Short task → Set the lines down again exactly, first line through the line that contains "last_vals = [-0.1, -0.4, -0.4, -0.3, -0.5, 0.1, 0.2]", with no pictures.

Collected data →
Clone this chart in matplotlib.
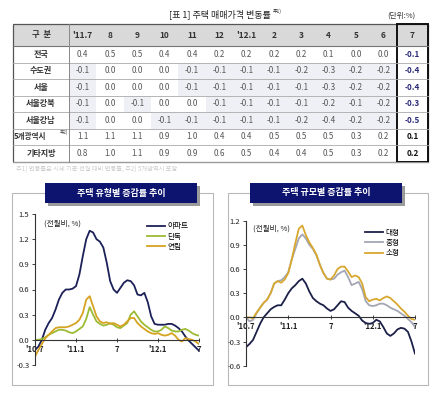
import numpy as np
import matplotlib
matplotlib.use('Agg')
import matplotlib.pyplot as plt
from matplotlib.patches import Rectangle

plt.rcParams['font.family'] = ['Noto Sans CJK KR', 'DejaVu Sans']

# table data
months = ["'11.7", "8", "9", "10", "11", "12", "'12.1", "2", "3", "4", "5", "6"]
last_month = "7"
regions = ["전국", "수도권", "서울", "서울강북", "서울강남", "5개광역시", "기타지방"]
table_vals = [
    [0.4, 0.5, 0.5, 0.4, 0.4, 0.2, 0.2, 0.2, 0.2, 0.1, 0.0, 0.0],
    [-0.1, 0.0, 0.0, 0.0, -0.1, -0.1, -0.1, -0.1, -0.2, -0.3, -0.2, -0.2],
    [-0.1, 0.0, 0.0, 0.0, -0.1, -0.1, -0.1, -0.1, -0.1, -0.3, -0.2, -0.2],
    [-0.1, 0.0, -0.1, 0.0, 0.0, -0.1, -0.1, -0.1, -0.1, -0.2, -0.1, -0.2],
    [-0.1, 0.0, 0.0, -0.1, -0.1, -0.1, -0.1, -0.1, -0.2, -0.4, -0.2, -0.2],
    [1.1, 1.1, 1.1, 0.9, 1.0, 0.4, 0.4, 0.5, 0.5, 0.5, 0.3, 0.2],
    [0.8, 1.0, 1.1, 0.9, 0.9, 0.6, 0.5, 0.4, 0.4, 0.5, 0.3, 0.2],
]
last_vals = [-0.1, -0.4, -0.4, -0.3, -0.5, 0.1, 0.2]

# chart data, read every half month from '10.7 to '12.7
tick_pos = [0, 6, 12, 18, 24]
tick_labels = ["'10.7", "'11.1", "7", "'12.1", "7"]

apt = [-0.12, -0.08, 0.0, 0.12, 0.2, 0.26, 0.36, 0.48, 0.56, 0.6, 0.6, 0.61, 0.64,
       0.78, 1.0, 1.2, 1.3, 1.28, 1.2, 1.17, 1.1, 0.92, 0.7, 0.6, 0.56, 0.62, 0.68,
       0.71, 0.7, 0.65, 0.54, 0.53, 0.56, 0.45, 0.28, 0.19, 0.18, 0.18, 0.18, 0.19,
       0.19, 0.17, 0.14, 0.1, 0.04, -0.01, -0.05, -0.09, -0.13]
house = [0.0, 0.0, 0.01, 0.03, 0.06, 0.08, 0.1, 0.12, 0.12, 0.11, 0.09, 0.08, 0.1,
         0.13, 0.16, 0.25, 0.39, 0.3, 0.22, 0.19, 0.17, 0.18, 0.2, 0.18, 0.15, 0.14,
         0.17, 0.2, 0.3, 0.34, 0.28, 0.22, 0.18, 0.15, 0.12, 0.1, 0.1, 0.12, 0.16,
         0.14, 0.11, 0.1, 0.1, 0.12, 0.13, 0.11, 0.08, 0.06, 0.05]
row_house = [-0.2, -0.12, -0.05, 0.02, 0.06, 0.1, 0.14, 0.15, 0.15, 0.15, 0.16, 0.18,
             0.2, 0.24, 0.32, 0.48, 0.52, 0.4, 0.28, 0.22, 0.2, 0.21, 0.19, 0.2, 0.18,
             0.16, 0.18, 0.22, 0.26, 0.26, 0.2, 0.16, 0.13, 0.1, 0.08, 0.07, 0.08, 0.06,
             0.05, 0.06, 0.08, 0.05, 0.0, -0.02, 0.02, 0.01, 0.0, -0.02, -0.05]

large = [-0.37, -0.33, -0.28, -0.18, -0.08, 0.0, 0.05, 0.1, 0.13, 0.15, 0.15, 0.22,
         0.3, 0.36, 0.4, 0.45, 0.48, 0.42, 0.32, 0.24, 0.2, 0.17, 0.15, 0.11, 0.08,
         0.1, 0.15, 0.2, 0.19, 0.12, 0.08, 0.05, 0.02, -0.04, -0.07, -0.08, -0.07,
         -0.03, -0.05, -0.12, -0.2, -0.23, -0.2, -0.15, -0.13, -0.14, -0.18, -0.3, -0.45]
medium = [0.0, -0.05, -0.03, 0.05, 0.12, 0.18, 0.22, 0.3, 0.42, 0.45, 0.46, 0.5,
          0.56, 0.72, 0.85, 0.98, 1.03, 0.98, 0.9, 0.85, 0.77, 0.65, 0.55, 0.48, 0.47,
          0.48, 0.53, 0.56, 0.58, 0.5, 0.4, 0.42, 0.44, 0.35, 0.2, 0.15, 0.14, 0.15,
          0.17, 0.17, 0.15, 0.12, 0.1, 0.08, 0.05, 0.02, -0.02, -0.06, -0.12]
small = [0.0, 0.0, -0.01, 0.06, 0.12, 0.18, 0.22, 0.3, 0.42, 0.45, 0.43, 0.47, 0.55,
         0.72, 0.92, 1.1, 1.14, 1.02, 0.93, 0.86, 0.78, 0.65, 0.55, 0.48, 0.47, 0.52,
         0.6, 0.63, 0.63, 0.57, 0.5, 0.52, 0.5, 0.42, 0.25, 0.2, 0.22, 0.23, 0.21,
         0.24, 0.26, 0.24, 0.2, 0.16, 0.11, 0.07, 0.02, -0.02, -0.03]

t = np.arange(len(apt)) / 2.0

W, H = 440, 393
fig = plt.figure(figsize=(W / 100, H / 100), dpi=100)

# background layer in pixel coordinates
bg = fig.add_axes([0, 0, 1, 1])
bg.set_xlim(0, W)
bg.set_ylim(H, 0)
bg.axis('off')

# table title
bg.text(220, 14, "[표 1] 주택 매매가격 변동률", ha='center', va='center', fontsize=6.5, color='#222222')
bg.text(273, 11, "주1)", ha='left', va='center', fontsize=3.5, color='#222222')
bg.text(401, 16, "(단위:%)", ha='center', va='center', fontsize=5.5, color='#333333')

x0, x1 = 13, 428
first_w = 56
last_x = 397
col_w = (last_x - (x0 + first_w)) / len(months)
head_top, head_bot = 24, 46
row_h = 16.5
tab_bot = head_bot + row_h * len(regions)

bg.add_patch(Rectangle((x0, head_top), x1 - x0, head_bot - head_top, facecolor='#d9d9d9', edgecolor='none'))
for i, row in enumerate(table_vals):
    yc = head_bot + row_h * (i + 0.5)
    for j, v in enumerate(row):
        cx = x0 + first_w + col_w * (j + 0.5)
        if v < 0:
            bg.add_patch(Rectangle((cx - col_w / 2, yc - row_h / 2), col_w, row_h,
                                   facecolor='#eef0f5', edgecolor='none'))
        bg.text(cx, yc, "%.1f" % v, ha='center', va='center', fontsize=5.8, color='#555555')
    lv = last_vals[i]
    bg.text((last_x + x1) / 2, yc, "%.1f" % lv, ha='center', va='center', fontsize=5.8,
            fontweight='bold', color='#2b2b7a' if lv < 0 else '#111111')
    name = regions[i]
    if name == "5개광역시":
        bg.text(x0 + 1, yc, name, ha='left', va='center', fontsize=5.5,
                fontweight='bold', color='#333333')
        bg.text(x0 + first_w - 1, yc - 4, "주2)", ha='right', va='center', fontsize=3.3,
                color='#333333')
    else:
        bg.text(x0 + first_w / 2, yc, name, ha='center', va='center', fontsize=5.8,
                fontweight='bold', color='#333333')
    bg.plot([x0, x1], [head_bot + row_h * (i + 1)] * 2, color='#aaaaaa', lw=0.6)

# header row
hy = (head_top + head_bot) / 2
bg.text(x0 + first_w / 2, hy, "구  분", ha='center', va='center', fontsize=6, fontweight='bold', color='#333333')
for j, m in enumerate(months):
    bg.text(x0 + first_w + col_w * (j + 0.5), hy, m, ha='center', va='center', fontsize=6,
            fontweight='bold', color='#333333')
bg.text((last_x + x1) / 2, hy, last_month, ha='center', va='center', fontsize=6, fontweight='bold', color='#333333')

bg.plot([x0, x1], [head_bot, head_bot], color='#777777', lw=0.8)
bg.plot([x0 + first_w] * 2, [head_top, tab_bot], color='#888888', lw=0.7)
bg.add_patch(Rectangle((x0, head_top), x1 - x0, tab_bot - head_top, facecolor='none', edgecolor='#555555', lw=0.9))
bg.add_patch(Rectangle((last_x, head_top), x1 - last_x, tab_bot - head_top, facecolor='none', edgecolor='#111111', lw=1.4))

# faint footnote under table
bg.text(16, 170, "주1) 변동률은 시세 기준 전월 대비 변동률, 주2) 5개광역시 포함", ha='left', va='center',
        fontsize=4.5, color='#cccccc')

# chart frames and title boxes
for fx0, fx1, bx0, bx1, title in [(12, 213, 45, 197, "주택 유형별 증감률 추이"),
                                   (228, 428, 250, 402, "주택 규모별 증감률 추이")]:
    bg.add_patch(Rectangle((fx0, 193), fx1 - fx0, 192, facecolor='white', edgecolor='#b8b8b8', lw=0.8))
    bg.add_patch(Rectangle((bx0 + 3, 186), bx1 - bx0, 20, facecolor='#9a9a9a', edgecolor='none'))
    bg.add_patch(Rectangle((bx0, 183), bx1 - bx0, 20, facecolor='#0c1470', edgecolor='none'))
    bg.text((bx0 + bx1) / 2, 193, title, ha='center', va='center', fontsize=6.5, color='white', fontweight='bold')


def setup_axes(ax, ymin, ymax, yticks):
    ax.set_xlim(0, 24)
    ax.set_ylim(ymin, ymax)
    ax.patch.set_alpha(0)
    ax.spines['top'].set_visible(False)
    ax.spines['right'].set_visible(False)
    ax.spines['bottom'].set_position(('data', 0))
    ax.spines['bottom'].set_color('#333333')
    ax.spines['left'].set_color('#333333')
    ax.spines['bottom'].set_linewidth(0.8)
    ax.spines['left'].set_linewidth(0.8)
    ax.set_xticks(tick_pos)
    ax.set_xticklabels(tick_labels)
    ax.set_yticks(yticks)
    ax.set_yticklabels(["%.1f" % v for v in yticks])
    ax.tick_params(axis='both', labelsize=5.5, colors='#222222', length=2, width=0.6, pad=2)
    ax.tick_params(axis='x', direction='inout', length=3)
    for lab in ax.get_xticklabels():
        lab.set_fontweight('bold')


# left chart: by type
ax1 = fig.add_axes([35 / W, (H - 365) / H, 164 / W, 151 / H])
setup_axes(ax1, -0.3, 1.5, [-0.3, 0.0, 0.3, 0.6, 0.9, 1.2, 1.5])
ax1.plot(t, apt, color='#1c2058', lw=1.3, label="아파트")
ax1.plot(t, house, color='#9cbb34', lw=1.3, label="단독")
ax1.plot(t, row_house, color='#d6a322', lw=1.3, label="연립")
ax1.text(1.3, 1.38, "(전월비, %)", fontsize=5.5, color='#222222', va='center')
ax1.legend(loc='upper left', bbox_to_anchor=(0.66, 0.97), frameon=False, fontsize=5.5,
           handlelength=2.4, handletextpad=0.3, labelspacing=0.3, borderpad=0)

# right chart: by size
ax2 = fig.add_axes([246 / W, (H - 365.7) / H, 169 / W, 145 / H])
setup_axes(ax2, -0.6, 1.2, [-0.6, -0.3, 0.0, 0.3, 0.6, 0.9, 1.2])
ax2.plot(t, large, color='#1c2048', lw=1.3, label="대형")
ax2.plot(t, medium, color='#a4a6b4', lw=1.3, label="중형")
ax2.plot(t, small, color='#d8a82e', lw=1.3, label="소형")
ax2.text(1.0, 1.1, "(전월비, %)", fontsize=5.5, color='#222222', va='center')
ax2.legend(loc='upper left', bbox_to_anchor=(0.68, 0.97), frameon=False, fontsize=5.5,
           handlelength=2.4, handletextpad=0.3, labelspacing=0.3, borderpad=0)

fig.savefig('out.png', dpi=100)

Output for this exercise →
Clone this chart in matplotlib.
import numpy as np
import matplotlib
matplotlib.use('Agg')
import matplotlib.pyplot as plt
from matplotlib.patches import Rectangle

plt.rcParams['font.family'] = ['Noto Sans CJK KR', 'DejaVu Sans']

# table data
months = ["'11.7", "8", "9", "10", "11", "12", "'12.1", "2", "3", "4", "5", "6"]
last_month = "7"
regions = ["전국", "수도권", "서울", "서울강북", "서울강남", "5개광역시", "기타지방"]
table_vals = [
    [0.4, 0.5, 0.5, 0.4, 0.4, 0.2, 0.2, 0.2, 0.2, 0.1, 0.0, 0.0],
    [-0.1, 0.0, 0.0, 0.0, -0.1, -0.1, -0.1, -0.1, -0.2, -0.3, -0.2, -0.2],
    [-0.1, 0.0, 0.0, 0.0, -0.1, -0.1, -0.1, -0.1, -0.1, -0.3, -0.2, -0.2],
    [-0.1, 0.0, -0.1, 0.0, 0.0, -0.1, -0.1, -0.1, -0.1, -0.2, -0.1, -0.2],
    [-0.1, 0.0, 0.0, -0.1, -0.1, -0.1, -0.1, -0.1, -0.2, -0.4, -0.2, -0.2],
    [1.1, 1.1, 1.1, 0.9, 1.0, 0.4, 0.4, 0.5, 0.5, 0.5, 0.3, 0.2],
    [0.8, 1.0, 1.1, 0.9, 0.9, 0.6, 0.5, 0.4, 0.4, 0.5, 0.3, 0.2],
]
last_vals = [-0.1, -0.4, -0.4, -0.3, -0.5, 0.1, 0.2]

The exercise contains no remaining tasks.